What's blooming in May along with a brilliant tulip display, the early perennials and the first annuals, is a healthy crop of Weeds. Two particularly ubiquitous varieties are all over our park woodlands, Garlic Mustard and Celandine Poppies. Although if you are pulling them up they are both thugs, one, the Garlic Mustard, is an invasive species, and univerally condemned as a threat to our environment, the other, the Celandine Poppy, is a native woodland plant that "self sows and naturalizes readily". The old saw that a weed is just a plant you don't want is proved once again.

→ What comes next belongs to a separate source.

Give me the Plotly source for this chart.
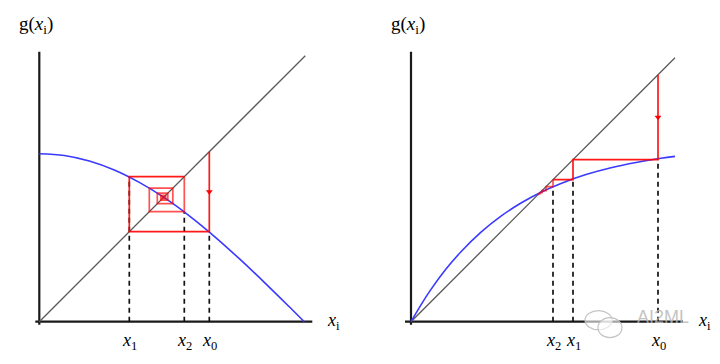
import plotly.graph_objects as go
from plotly.subplots import make_subplots

# ---------------- data ----------------
# left panel: decreasing g(x), oscillating convergence
left_curve_x = [0.0, 0.25, 0.5, 0.75, 1.0, 1.25, 1.5, 1.75, 2.0, 2.25, 2.5, 2.65]
left_curve_g = [1.68, 1.662, 1.607, 1.517, 1.393, 1.240, 1.059, 0.854, 0.630, 0.394, 0.149, 0.0]
left_iterates = [1.70, 0.90, 1.45, 1.10, 1.335, 1.18, 1.285, 1.215, 1.263, 1.231,
                 1.252, 1.238, 1.247, 1.241, 1.245]
label_order = [0, 1, 2]

# right panel: increasing concave g(x), monotone convergence
right_curve_x = [0.0, 0.1, 0.2, 0.35, 0.5, 0.7, 0.9, 1.1, 1.3, 1.5, 1.75, 2.0, 2.25, 2.5, 2.64]
right_curve_g = [0.0, 0.169, 0.323, 0.526, 0.700, 0.896, 1.056, 1.187, 1.295, 1.383,
                 1.471, 1.539, 1.592, 1.634, 1.653]
right_iterates = [2.47, 1.62, 1.42, 1.35, 1.31, 1.29, 1.28, 1.275, 1.272]

diag_end = [2.66, 2.64]          # end of y = x line in each panel
axis_x_end = [2.73, 2.72]
axis_x_start = [-0.04, -0.06]
axis_y_top = 2.70

RED = "rgba(255,0,0,0.9)"
RED_LIGHT = "rgba(255,0,0,0.68)"
BLUE = "#3a3aff"
FONT = "Liberation Serif"

fig = make_subplots(rows=1, cols=2, horizontal_spacing=0)


def cobweb(its, start, stop):
    xs, ys = [], []
    for k in range(start, stop):
        xs += [its[k], its[k], its[k + 1]]
        ys += [its[k], its[k + 1], its[k + 1]]
    return xs, ys


panels = [
    (1, left_curve_x, left_curve_g, left_iterates),
    (2, right_curve_x, right_curve_g, right_iterates),
]

for col, cx, cg, its in panels:
    i = col - 1
    # axes lines
    fig.add_trace(go.Scatter(x=[axis_x_start[i], axis_x_end[i]], y=[0, 0], mode="lines",
                             line=dict(color="#1a1a1a", width=2.2), hoverinfo="skip"), row=1, col=col)
    fig.add_trace(go.Scatter(x=[0, 0], y=[-0.03, axis_y_top], mode="lines",
                             line=dict(color="#1a1a1a", width=2.2), hoverinfo="skip"), row=1, col=col)
    # diagonal
    fig.add_trace(go.Scatter(x=[0, diag_end[i]], y=[0, diag_end[i]], mode="lines",
                             line=dict(color="#5a5a5a", width=1.3), hoverinfo="skip"), row=1, col=col)
    # dashed drop lines
    for k in label_order:
        fig.add_trace(go.Scatter(x=[its[k], its[k]], y=[0, its[k + 1]], mode="lines",
                                 line=dict(color="#111111", width=1.7, dash="5px,4px"),
                                 hoverinfo="skip"), row=1, col=col)
    # curve
    fig.add_trace(go.Scatter(x=cx, y=cg, mode="lines", line=dict(color=BLUE, width=1.6, shape="spline"),
                             hoverinfo="skip"), row=1, col=col)
    # cobweb: first steps bright, later ones lighter
    wx, wy = cobweb(its, 2, len(its) - 1)
    fig.add_trace(go.Scatter(x=wx, y=wy, mode="lines", line=dict(color=RED_LIGHT, width=1.7),
                             hoverinfo="skip"), row=1, col=col)
    wx, wy = cobweb(its, 0, 2)
    fig.add_trace(go.Scatter(x=wx, y=wy, mode="lines", line=dict(color=RED, width=1.7),
                             hoverinfo="skip"), row=1, col=col)
    # arrow head on first vertical segment
    fig.add_trace(go.Scatter(x=[its[0]], y=[(its[0] + its[1]) / 2], mode="markers",
                             marker=dict(symbol="triangle-down", size=6, color="red"),
                             hoverinfo="skip"), row=1, col=col)
    xref = "x" if col == 1 else "x2"
    yref = "y" if col == 1 else "y2"
    # tick labels x0,x1,x2
    for k in label_order:
        fig.add_annotation(x=its[k], y=-0.195, xref=xref, yref=yref, showarrow=False,
                           text=f"<i>x</i><sub>{k}</sub>", font=dict(family=FONT, size=18, color="black"))
    # axis names
    fig.add_annotation(x=axis_x_end[i] + 0.21, y=0.0, xref=xref, yref=yref, showarrow=False,
                       text="<i>x</i><sub>i</sub>", font=dict(family=FONT, size=18, color="black"))
    fig.add_annotation(x=-0.03, y=2.97, xref=xref, yref=yref, showarrow=False,
                       text="g(<i>x</i><sub>i</sub>)", font=dict(family=FONT, size=19, color="black"))

# watermark
fig.add_shape(type="circle", xref="x2", yref="y2", x0=1.74, x1=2.01, y0=-0.08, y1=0.11,
              line=dict(color="rgba(190,190,190,0.9)", width=1.2), fillcolor="rgba(255,255,255,0.6)")
fig.add_shape(type="circle", xref="x2", yref="y2", x0=1.87, x1=2.11, y0=-0.16, y1=0.04,
              line=dict(color="rgba(190,190,190,0.9)", width=1.2), fillcolor="rgba(255,255,255,0.6)")
fig.add_annotation(x=2.52, y=0.05, xref="x2", yref="y2", showarrow=False, text="AI2ML",
                   font=dict(family="Liberation Sans", size=18, color="rgba(185,185,185,0.85)"))

fig.update_xaxes(visible=False, showgrid=False, zeroline=False)
fig.update_yaxes(visible=False, showgrid=False, zeroline=False)
fig.update_layout(
    xaxis=dict(domain=[0, 0.5], range=[-0.393, 3.207]),
    xaxis2=dict(domain=[0.5, 1.0], range=[-0.51, 3.09]),
    yaxis=dict(domain=[0, 1], range=[-0.423, 3.217]),
    yaxis2=dict(domain=[0, 1], range=[-0.423, 3.217]),
    width=720, height=364, margin=dict(l=0, r=0, t=0, b=0),
    plot_bgcolor="white", paper_bgcolor="white", showlegend=False,
)

fig.write_html("out.html")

Garlic Mustard (Alliaria petiolata) is a European import. It is a biennial, rosettes of heart shaped leaves appear to be followed in year two by the small white flower atop a tall (2 to 3-1/2ft.) stem. We have never found it particularly fussy, but its preferred habitat is moist, shaded soil and disturbed areas. Blooming in May and June, it can rapidly take over a woodland or field, out-competing both natives and introduced species. The seed, which is copious, can remain viable for up to 5 years, so the goal should be to remove the plant before it sets seed. Annoyingly deer, which can be relied upon to eat any number of desirable species, are not fond of Garlic Mustard. Luckily it does pull up quite easily especially when it is young.

The Celandine Poppy (Stylophorum diphyllum) is a very different case. It has an attractive yellow flower and lobbed blue green foliage. Garden in the Woods, the magnificent woodland created by the New England Wildflower Society in Framingham MA, sells it in its nursery- with no disclaimer or warning. It spreads very easily and looks sad and weedy the minute it stops blooming, not to mention the fact that it has a knack for infesting many areas where its color or habit is wrong- wrong- wrong. Remember, when you are struggling to pull it out of your garden or woodland, and the fat, brittle, orange root has broken off in your hands and stained them deep orange, that this is not a weed, it is a precious native wild flower.